The Cloverfield Paradox brought in 2.8 million views in first three days

Last Updated on July 30, 2021

THE CLOVERFIELD PARADOX may have been the most-talked-about thing on Super Bowl Sunday other than football, but just because people were talking about the movie doesn’t mean they were going to watch it. Despite a shocking and awesome release, the movie’s viewer numbers come in vastly lower than another big-budget Netflix film – BRIGHT.

According to the released Nielsen stats (per Variety), PARADOX notched about 2.8 million views in the first three days of release, a number which then grew to five million over the first seven days. That’s a far cry from the Nielsen numbers for David Ayer’s BRIGHT, which took in 11 million views in its first three days to become Netflix’s most-watched original movie ever. Though Netflix didn't pay close to $100 million to make the movie like they did BRIGHT, they did buy it from Paramount for about $50 million, which is no chump change. 

There are a number of reasons why PARADOX failed to gain the kind of viewers that BRIGHT did. One, the movie – more so than BRIGHT – was destroyed by critics, and currently has an 18% “rotten” score on Rotten Tomatoes. As well, though as bold and surprising it was for Netflix to announce the movie and drop it on the same day, this gave the movie no time to be advertised to people. Millions may have been watching the game, but that still isn’t enough to generate the kind of interest months of promotion does.

Also, PARADOX may have had an excellent line-up of talented actors like Daniel Bruhl, Gugu Mbatha-Raw, and Chris O'Dowd, but none of them are exactly “names.” BRIGHT had the benefit of starring Will Smith, arguably one of the biggest movie stars ever to walk the planet. However, to PARADOX's defense, the movie debuted on Sunday, which means it's three days includes Monday and Tuesday, which could have diminished initial views compared to a Friday release. 

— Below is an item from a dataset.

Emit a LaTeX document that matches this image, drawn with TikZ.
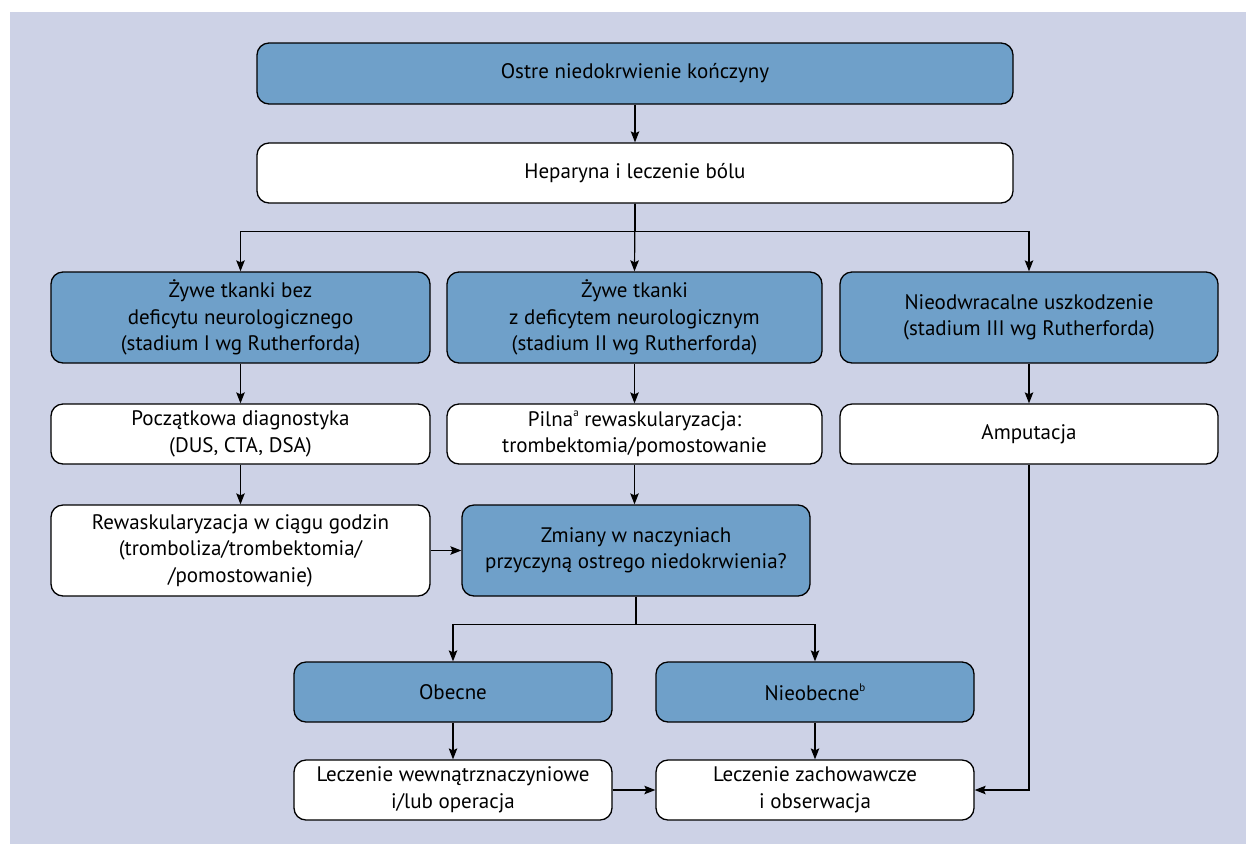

All in all, I think the mix of bad reviews with the lack of promotion put many people into a certain situation: They were presented with a  movie they had no idea existed or had any knowledge about, only to discover it sucked. Doesn’t exactly inspire a lot of clicks on the “Play” button. Hey, this release was a gamble that got people talking, and for that, it can be seen as a marginal success. What sucks is that it could've been a huge success had the movie been, you know, good.